Challenge: Using the listing below, please print exactly the lines from the one with "Output the Python" through the one with "watermark = 'nabzebourse.com'". Leave out every picture.

Data listing:
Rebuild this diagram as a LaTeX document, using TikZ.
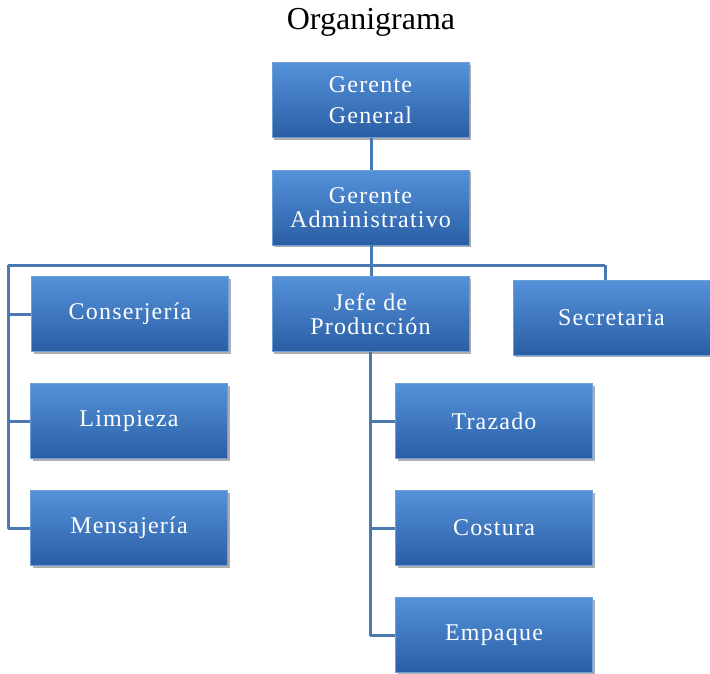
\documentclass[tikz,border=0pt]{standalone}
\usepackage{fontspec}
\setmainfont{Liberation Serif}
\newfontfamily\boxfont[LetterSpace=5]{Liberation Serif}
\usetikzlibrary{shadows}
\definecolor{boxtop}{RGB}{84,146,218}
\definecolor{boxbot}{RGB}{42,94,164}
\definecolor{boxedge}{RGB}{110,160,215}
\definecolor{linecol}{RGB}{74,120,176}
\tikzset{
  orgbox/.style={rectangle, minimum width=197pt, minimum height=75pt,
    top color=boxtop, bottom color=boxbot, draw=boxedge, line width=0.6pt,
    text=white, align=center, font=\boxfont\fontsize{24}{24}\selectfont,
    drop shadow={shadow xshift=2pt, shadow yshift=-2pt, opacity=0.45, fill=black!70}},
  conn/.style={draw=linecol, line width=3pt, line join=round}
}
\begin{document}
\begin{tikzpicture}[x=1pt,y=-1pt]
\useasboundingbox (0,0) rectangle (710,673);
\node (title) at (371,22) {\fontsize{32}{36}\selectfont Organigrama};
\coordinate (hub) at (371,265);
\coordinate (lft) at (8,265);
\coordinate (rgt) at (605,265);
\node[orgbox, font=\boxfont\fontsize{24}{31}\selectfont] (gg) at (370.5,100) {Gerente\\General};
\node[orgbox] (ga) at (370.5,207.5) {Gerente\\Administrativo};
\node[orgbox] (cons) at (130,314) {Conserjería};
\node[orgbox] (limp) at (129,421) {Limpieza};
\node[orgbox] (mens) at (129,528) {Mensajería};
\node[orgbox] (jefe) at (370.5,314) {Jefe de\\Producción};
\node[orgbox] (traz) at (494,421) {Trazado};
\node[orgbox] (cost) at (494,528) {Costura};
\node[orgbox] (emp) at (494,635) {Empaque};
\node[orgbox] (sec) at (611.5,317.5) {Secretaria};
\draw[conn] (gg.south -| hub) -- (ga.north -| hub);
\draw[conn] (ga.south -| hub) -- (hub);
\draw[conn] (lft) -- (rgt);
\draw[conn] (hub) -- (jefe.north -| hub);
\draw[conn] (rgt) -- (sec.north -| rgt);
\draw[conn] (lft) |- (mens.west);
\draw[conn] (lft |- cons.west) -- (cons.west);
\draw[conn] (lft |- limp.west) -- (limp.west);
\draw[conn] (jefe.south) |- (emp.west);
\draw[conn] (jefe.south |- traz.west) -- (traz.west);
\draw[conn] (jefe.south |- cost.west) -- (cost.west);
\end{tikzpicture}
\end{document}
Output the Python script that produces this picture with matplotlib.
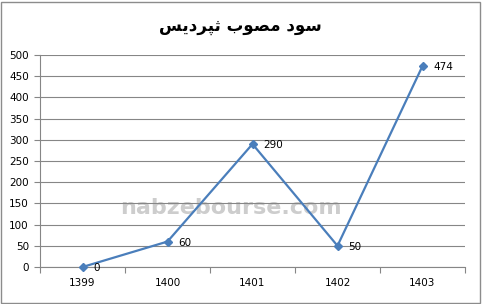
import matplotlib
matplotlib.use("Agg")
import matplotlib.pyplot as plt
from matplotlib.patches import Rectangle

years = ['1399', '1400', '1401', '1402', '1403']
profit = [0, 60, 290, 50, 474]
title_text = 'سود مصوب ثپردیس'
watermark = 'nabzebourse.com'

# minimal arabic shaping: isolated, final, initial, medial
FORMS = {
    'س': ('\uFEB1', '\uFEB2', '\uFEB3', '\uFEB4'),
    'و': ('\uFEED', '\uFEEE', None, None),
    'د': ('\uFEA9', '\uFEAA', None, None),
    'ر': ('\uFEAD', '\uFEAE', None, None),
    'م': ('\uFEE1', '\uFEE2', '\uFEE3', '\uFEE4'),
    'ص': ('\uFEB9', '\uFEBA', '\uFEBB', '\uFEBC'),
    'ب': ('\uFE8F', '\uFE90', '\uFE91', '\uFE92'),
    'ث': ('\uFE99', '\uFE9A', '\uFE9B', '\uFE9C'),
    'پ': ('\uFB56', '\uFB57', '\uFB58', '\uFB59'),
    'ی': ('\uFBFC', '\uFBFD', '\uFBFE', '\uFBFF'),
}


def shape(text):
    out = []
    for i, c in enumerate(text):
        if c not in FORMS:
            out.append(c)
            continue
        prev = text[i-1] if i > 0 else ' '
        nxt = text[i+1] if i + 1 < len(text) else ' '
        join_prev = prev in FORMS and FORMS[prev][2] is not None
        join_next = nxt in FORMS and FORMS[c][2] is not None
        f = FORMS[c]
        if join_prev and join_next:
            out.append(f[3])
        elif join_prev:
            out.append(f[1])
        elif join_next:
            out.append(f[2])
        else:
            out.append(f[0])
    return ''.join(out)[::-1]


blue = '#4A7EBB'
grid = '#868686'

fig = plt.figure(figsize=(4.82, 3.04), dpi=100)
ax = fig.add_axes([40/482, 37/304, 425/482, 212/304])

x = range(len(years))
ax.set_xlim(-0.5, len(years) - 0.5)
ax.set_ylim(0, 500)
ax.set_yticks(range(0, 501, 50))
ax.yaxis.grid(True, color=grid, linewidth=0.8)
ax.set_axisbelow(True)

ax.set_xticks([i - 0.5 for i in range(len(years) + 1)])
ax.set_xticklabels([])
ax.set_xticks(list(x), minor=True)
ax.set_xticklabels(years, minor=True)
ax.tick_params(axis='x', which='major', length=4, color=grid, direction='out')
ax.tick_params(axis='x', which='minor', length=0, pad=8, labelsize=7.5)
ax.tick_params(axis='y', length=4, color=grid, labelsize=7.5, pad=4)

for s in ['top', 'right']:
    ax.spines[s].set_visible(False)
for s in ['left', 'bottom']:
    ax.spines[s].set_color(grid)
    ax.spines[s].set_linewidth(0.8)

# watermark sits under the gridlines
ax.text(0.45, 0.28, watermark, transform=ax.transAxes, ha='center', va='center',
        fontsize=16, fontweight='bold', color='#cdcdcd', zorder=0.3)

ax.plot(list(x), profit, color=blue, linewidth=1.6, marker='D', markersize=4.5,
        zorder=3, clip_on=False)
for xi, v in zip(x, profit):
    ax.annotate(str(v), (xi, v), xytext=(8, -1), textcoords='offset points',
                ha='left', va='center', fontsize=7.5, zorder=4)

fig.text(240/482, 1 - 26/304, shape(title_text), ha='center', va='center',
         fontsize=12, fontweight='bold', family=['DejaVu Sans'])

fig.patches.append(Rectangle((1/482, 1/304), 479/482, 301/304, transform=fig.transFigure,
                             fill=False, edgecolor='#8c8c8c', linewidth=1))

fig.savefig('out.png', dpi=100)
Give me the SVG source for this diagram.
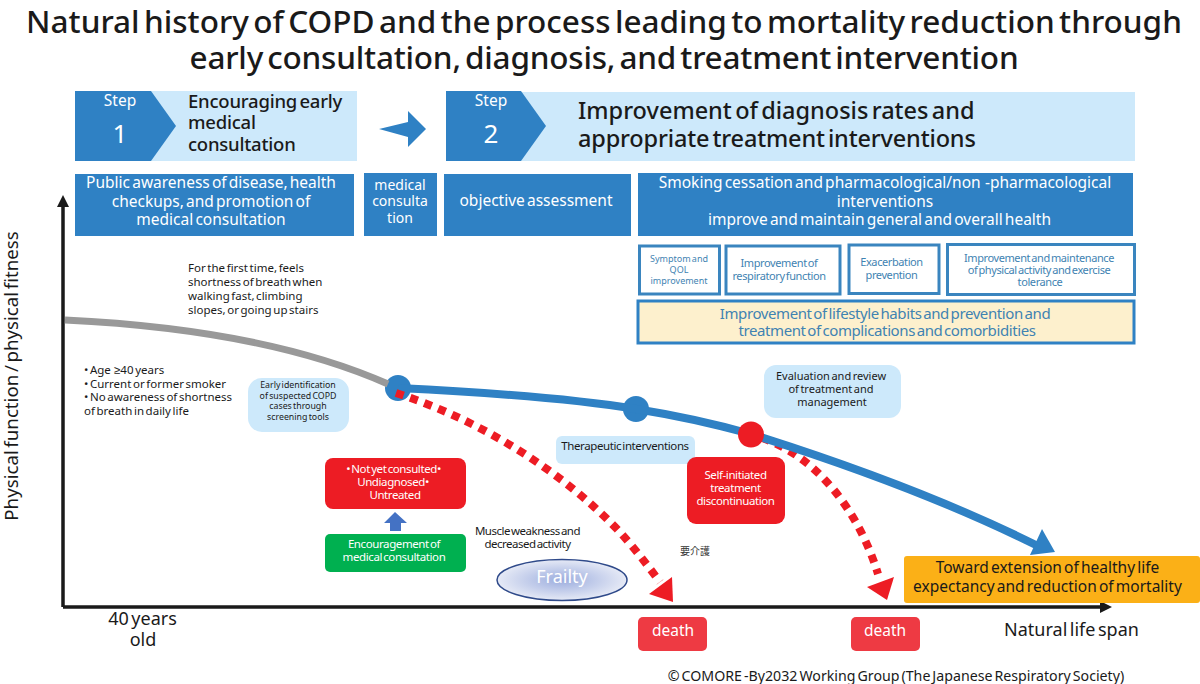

Result below:
Output the Python script that produces this picture with matplotlib.
import matplotlib
matplotlib.use("Agg")
import matplotlib.pyplot as plt
from matplotlib.patches import Rectangle

years = ['1399', '1400', '1401', '1402', '1403']
profit = [0, 60, 290, 50, 474]
title_text = 'سود مصوب ثپردیس'
watermark = 'nabzebourse.com'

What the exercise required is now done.